** begin RECORD EXCERPTS **

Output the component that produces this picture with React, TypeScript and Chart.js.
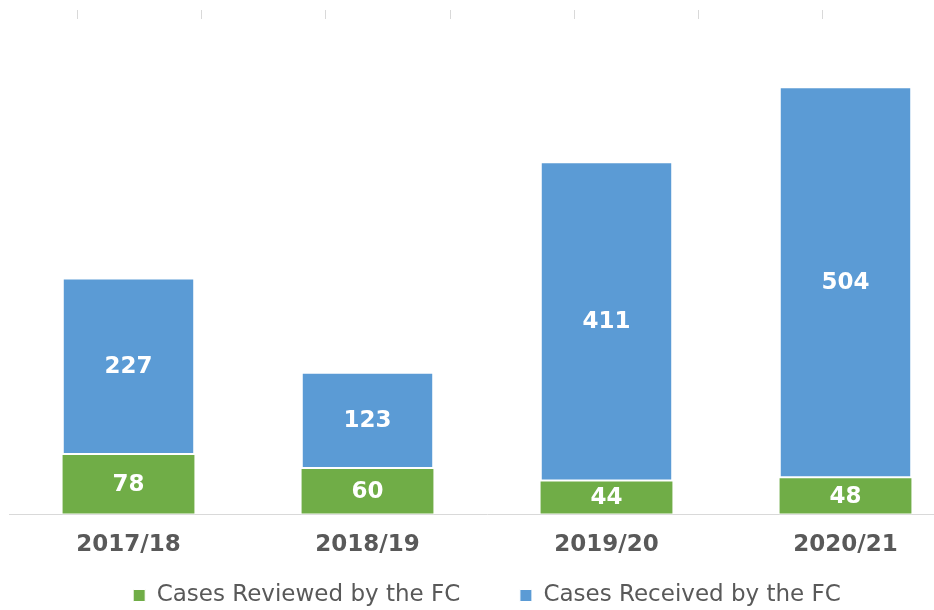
import React, { useEffect, useRef } from "react";
import { Chart, registerables } from "chart.js";

Chart.register(...registerables);

const categories = ["2017/18", "2018/19", "2019/20", "2020/21"];
const reviewed = [78, 60, 44, 48];
const received = [227, 123, 411, 504];
const seriesNames = ["Cases Reviewed by the FC", "Cases Received by the FC"];
const topTickFractions = [0, 1, 2, 3, 4, 5, 6];

const FONT = "'DejaVu Sans', Verdana, sans-serif";

const valueLabels = {
  id: "valueLabels",
  afterDatasetsDraw(chart: any) {
    const ctx = chart.ctx;
    ctx.save();
    ctx.fillStyle = "#ffffff";
    ctx.font = `bold 23px ${FONT}`;
    ctx.textAlign = "center";
    ctx.textBaseline = "middle";
    chart.data.datasets.forEach((ds: any, di: number) => {
      const meta = chart.getDatasetMeta(di);
      meta.data.forEach((el: any, i: number) => {
        const y = (el.y + el.base) / 2;
        ctx.fillText(String(ds.data[i]), el.x, y + 1);
      });
    });
    ctx.restore();
  },
};

const topTicks = {
  id: "topTicks",
  beforeDraw(chart: any) {
    const ctx = chart.ctx;
    ctx.save();
    ctx.strokeStyle = "#d9d9d9";
    ctx.lineWidth = 1;
    topTickFractions.forEach((k) => {
      const x = Math.round(77 + k * 124.2) + 0.5;
      ctx.beginPath();
      ctx.moveTo(x, 10);
      ctx.lineTo(x, 19);
      ctx.stroke();
    });
    ctx.restore();
  },
};

export default function App() {
  const ref = useRef<HTMLCanvasElement>(null);
  useEffect(() => {
    if (!ref.current) return;
    const chart = new Chart(ref.current, {
      type: "bar",
      data: {
        labels: categories,
        datasets: [
          {
            label: seriesNames[0],
            data: reviewed,
            backgroundColor: "#70AD47",
            borderColor: "#ffffff",
            borderWidth: 1,
            borderSkipped: false,
            categoryPercentage: 1,
            barPercentage: 0.56,
          },
          {
            label: seriesNames[1],
            data: received,
            backgroundColor: "#5B9BD5",
            borderColor: "#ffffff",
            borderWidth: 1,
            borderSkipped: false,
            categoryPercentage: 1,
            barPercentage: 0.55,
          },
        ],
      },
      options: {
        responsive: false,
        animation: false,
        layout: { padding: { left: 9, right: 19, top: 50, bottom: 0 } },
        scales: {
          x: {
            stacked: true,
            grid: { display: false, drawTicks: false },
            border: { display: true, color: "#d9d9d9", width: 1 },
            ticks: {
              color: "#595959",
              font: { family: FONT, size: 23, weight: "bold", lineHeight: 1 },
              padding: 19,
            },
          },
          y: {
            stacked: true,
            display: false,
            min: 0,
            max: 600,
          },
        },
        plugins: {
          legend: {
            position: "bottom",
            labels: {
              color: "#595959",
              font: { family: FONT, size: 23 },
              boxWidth: 12,
              boxHeight: 12,
              padding: 8.5,
              generateLabels: (c: any) => {
                const items = Chart.defaults.plugins.legend.labels.generateLabels(c);
                return items.map((it: any, i: number) =>
                  i < items.length - 1 ? { ...it, text: it.text + "       " } : it
                );
              },
            },
          },
          tooltip: { enabled: false },
        },
      },
      plugins: [valueLabels, topTicks],
    });
    return () => chart.destroy();
  }, []);

  return (
    <div
      style={{
        position: "fixed",
        left: 0,
        top: 0,
        width: 934,
        height: 610,
        overflow: "hidden",
        background: "#ffffff",
      }}
    >
      <canvas ref={ref} width={984} height={617} style={{ display: "block" }} />
    </div>
  );
}
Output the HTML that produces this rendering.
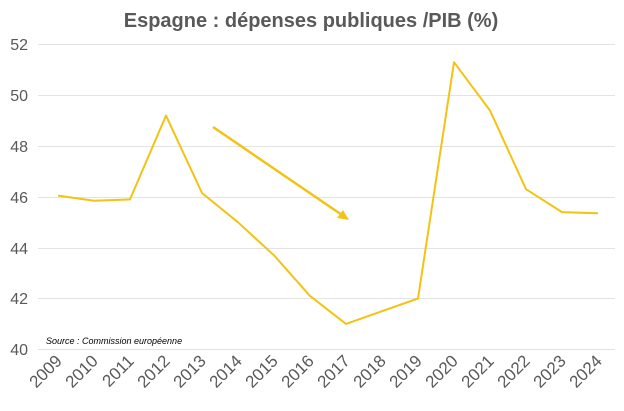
<!DOCTYPE html>
<html><head><meta charset="utf-8"><style>
body{margin:0;background:#fff;width:624px;height:406px;overflow:hidden}
text{font-family:"Liberation Sans",sans-serif}
</style></head><body>
<svg width="624" height="406" xmlns="http://www.w3.org/2000/svg">
<rect width="624" height="406" fill="#fff"/>
<text x="311" y="27" text-anchor="middle" font-size="20" font-weight="bold" fill="#595959">Espagne : dépenses publiques /PIB (%)</text>
<g stroke="#e3e3e3" stroke-width="1">
<line x1="38" x2="615" y1="44.5" y2="44.5"/>
<line x1="38" x2="615" y1="95.5" y2="95.5"/>
<line x1="38" x2="615" y1="146.5" y2="146.5"/>
<line x1="38" x2="615" y1="197.5" y2="197.5"/>
<line x1="38" x2="615" y1="248.5" y2="248.5"/>
<line x1="38" x2="615" y1="298.5" y2="298.5"/>
<line x1="38" x2="615" y1="349.5" y2="349.5"/>
</g>
<g font-size="16" fill="#595959" text-anchor="end">
<text x="28" y="50">52</text><text x="28" y="101">50</text><text x="28" y="152">48</text>
<text x="28" y="203">46</text><text x="28" y="254">44</text><text x="28" y="304">42</text><text x="28" y="355">40</text>
</g>
<text x="46" y="344" font-size="9" font-style="italic" fill="#000">Source : Commission européenne</text>
<g font-size="17" fill="#595959" text-anchor="end">
<text transform="translate(63,362) rotate(-45)">2009</text>
<text transform="translate(99,362) rotate(-45)">2010</text>
<text transform="translate(135,362) rotate(-45)">2011</text>
<text transform="translate(171,362) rotate(-45)">2012</text>
<text transform="translate(207,362) rotate(-45)">2013</text>
<text transform="translate(243,362) rotate(-45)">2014</text>
<text transform="translate(279,362) rotate(-45)">2015</text>
<text transform="translate(315,362) rotate(-45)">2016</text>
<text transform="translate(351,362) rotate(-45)">2017</text>
<text transform="translate(387,362) rotate(-45)">2018</text>
<text transform="translate(423,362) rotate(-45)">2019</text>
<text transform="translate(459,362) rotate(-45)">2020</text>
<text transform="translate(495,362) rotate(-45)">2021</text>
<text transform="translate(531,362) rotate(-45)">2022</text>
<text transform="translate(567,362) rotate(-45)">2023</text>
<text transform="translate(603,362) rotate(-45)">2024</text>
</g>
<polyline fill="none" stroke="#F2C314" stroke-width="2" stroke-linejoin="round"
points="58,195.6 94,200.7 130,199.4 166,115.6 202,193 238,222.3 274,255.3 310,295.9 346,323.9 382,311.2 418,298.5 454,62.2 490,110.5 526,189.2 562,212.1 598,213.3"/>
<line x1="213" y1="127" x2="342" y2="215" stroke="#F2C314" stroke-width="2.5"/>
<polygon points="349,220 337,218 343,210" fill="#F2C314"/>
</svg>
</body></html>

** end RECORD EXCERPTS **

_SHORT PROBLEM:_ Without the pictures, write out every entry precisely as it appears.

_FINISHED TASK:_
Output the component that produces this picture with React, TypeScript and Chart.js.
import React, { useEffect, useRef } from "react";
import { Chart, registerables } from "chart.js";

Chart.register(...registerables);

const categories = ["2017/18", "2018/19", "2019/20", "2020/21"];
const reviewed = [78, 60, 44, 48];
const received = [227, 123, 411, 504];
const seriesNames = ["Cases Reviewed by the FC", "Cases Received by the FC"];
const topTickFractions = [0, 1, 2, 3, 4, 5, 6];

const FONT = "'DejaVu Sans', Verdana, sans-serif";

const valueLabels = {
  id: "valueLabels",
  afterDatasetsDraw(chart: any) {
    const ctx = chart.ctx;
    ctx.save();
    ctx.fillStyle = "#ffffff";
    ctx.font = `bold 23px ${FONT}`;
    ctx.textAlign = "center";
    ctx.textBaseline = "middle";
    chart.data.datasets.forEach((ds: any, di: number) => {
      const meta = chart.getDatasetMeta(di);
      meta.data.forEach((el: any, i: number) => {
        const y = (el.y + el.base) / 2;
        ctx.fillText(String(ds.data[i]), el.x, y + 1);
      });
    });
    ctx.restore();
  },
};

const topTicks = {
  id: "topTicks",
  beforeDraw(chart: any) {
    const ctx = chart.ctx;
    ctx.save();
    ctx.strokeStyle = "#d9d9d9";
    ctx.lineWidth = 1;
    topTickFractions.forEach((k) => {
      const x = Math.round(77 + k * 124.2) + 0.5;
      ctx.beginPath();
      ctx.moveTo(x, 10);
      ctx.lineTo(x, 19);
      ctx.stroke();
    });
    ctx.restore();
  },
};

export default function App() {
  const ref = useRef<HTMLCanvasElement>(null);
  useEffect(() => {
    if (!ref.current) return;
    const chart = new Chart(ref.current, {
      type: "bar",
      data: {
        labels: categories,
        datasets: [
          {
            label: seriesNames[0],
            data: reviewed,
            backgroundColor: "#70AD47",
            borderColor: "#ffffff",
            borderWidth: 1,
            borderSkipped: false,
            categoryPercentage: 1,
            barPercentage: 0.56,
          },
          {
            label: seriesNames[1],
            data: received,
            backgroundColor: "#5B9BD5",
            borderColor: "#ffffff",
            borderWidth: 1,
            borderSkipped: false,
            categoryPercentage: 1,
            barPercentage: 0.55,
          },
        ],
      },
      options: {
        responsive: false,
        animation: false,
        layout: { padding: { left: 9, right: 19, top: 50, bottom: 0 } },
        scales: {
          x: {
            stacked: true,
            grid: { display: false, drawTicks: false },
            border: { display: true, color: "#d9d9d9", width: 1 },
            ticks: {
              color: "#595959",
              font: { family: FONT, size: 23, weight: "bold", lineHeight: 1 },
              padding: 19,
            },
          },
          y: {
            stacked: true,
            display: false,
            min: 0,
            max: 600,
          },
        },
        plugins: {
          legend: {
            position: "bottom",
            labels: {
              color: "#595959",
              font: { family: FONT, size: 23 },
              boxWidth: 12,
              boxHeight: 12,
              padding: 8.5,
              generateLabels: (c: any) => {
                const items = Chart.defaults.plugins.legend.labels.generateLabels(c);
                return items.map((it: any, i: number) =>
                  i < items.length - 1 ? { ...it, text: it.text + "       " } : it
                );
              },
            },
          },
          tooltip: { enabled: false },
        },
      },
      plugins: [valueLabels, topTicks],
    });
    return () => chart.destroy();
  }, []);

  return (
    <div
      style={{
        position: "fixed",
        left: 0,
        top: 0,
        width: 934,
        height: 610,
        overflow: "hidden",
        background: "#ffffff",
      }}
    >
      <canvas ref={ref} width={984} height={617} style={{ display: "block" }} />
    </div>
  );
}
Output the HTML that produces this rendering.
<!DOCTYPE html>
<html><head><meta charset="utf-8"><style>
body{margin:0;background:#fff;width:624px;height:406px;overflow:hidden}
text{font-family:"Liberation Sans",sans-serif}
</style></head><body>
<svg width="624" height="406" xmlns="http://www.w3.org/2000/svg">
<rect width="624" height="406" fill="#fff"/>
<text x="311" y="27" text-anchor="middle" font-size="20" font-weight="bold" fill="#595959">Espagne : dépenses publiques /PIB (%)</text>
<g stroke="#e3e3e3" stroke-width="1">
<line x1="38" x2="615" y1="44.5" y2="44.5"/>
<line x1="38" x2="615" y1="95.5" y2="95.5"/>
<line x1="38" x2="615" y1="146.5" y2="146.5"/>
<line x1="38" x2="615" y1="197.5" y2="197.5"/>
<line x1="38" x2="615" y1="248.5" y2="248.5"/>
<line x1="38" x2="615" y1="298.5" y2="298.5"/>
<line x1="38" x2="615" y1="349.5" y2="349.5"/>
</g>
<g font-size="16" fill="#595959" text-anchor="end">
<text x="28" y="50">52</text><text x="28" y="101">50</text><text x="28" y="152">48</text>
<text x="28" y="203">46</text><text x="28" y="254">44</text><text x="28" y="304">42</text><text x="28" y="355">40</text>
</g>
<text x="46" y="344" font-size="9" font-style="italic" fill="#000">Source : Commission européenne</text>
<g font-size="17" fill="#595959" text-anchor="end">
<text transform="translate(63,362) rotate(-45)">2009</text>
<text transform="translate(99,362) rotate(-45)">2010</text>
<text transform="translate(135,362) rotate(-45)">2011</text>
<text transform="translate(171,362) rotate(-45)">2012</text>
<text transform="translate(207,362) rotate(-45)">2013</text>
<text transform="translate(243,362) rotate(-45)">2014</text>
<text transform="translate(279,362) rotate(-45)">2015</text>
<text transform="translate(315,362) rotate(-45)">2016</text>
<text transform="translate(351,362) rotate(-45)">2017</text>
<text transform="translate(387,362) rotate(-45)">2018</text>
<text transform="translate(423,362) rotate(-45)">2019</text>
<text transform="translate(459,362) rotate(-45)">2020</text>
<text transform="translate(495,362) rotate(-45)">2021</text>
<text transform="translate(531,362) rotate(-45)">2022</text>
<text transform="translate(567,362) rotate(-45)">2023</text>
<text transform="translate(603,362) rotate(-45)">2024</text>
</g>
<polyline fill="none" stroke="#F2C314" stroke-width="2" stroke-linejoin="round"
points="58,195.6 94,200.7 130,199.4 166,115.6 202,193 238,222.3 274,255.3 310,295.9 346,323.9 382,311.2 418,298.5 454,62.2 490,110.5 526,189.2 562,212.1 598,213.3"/>
<line x1="213" y1="127" x2="342" y2="215" stroke="#F2C314" stroke-width="2.5"/>
<polygon points="349,220 337,218 343,210" fill="#F2C314"/>
</svg>
</body></html>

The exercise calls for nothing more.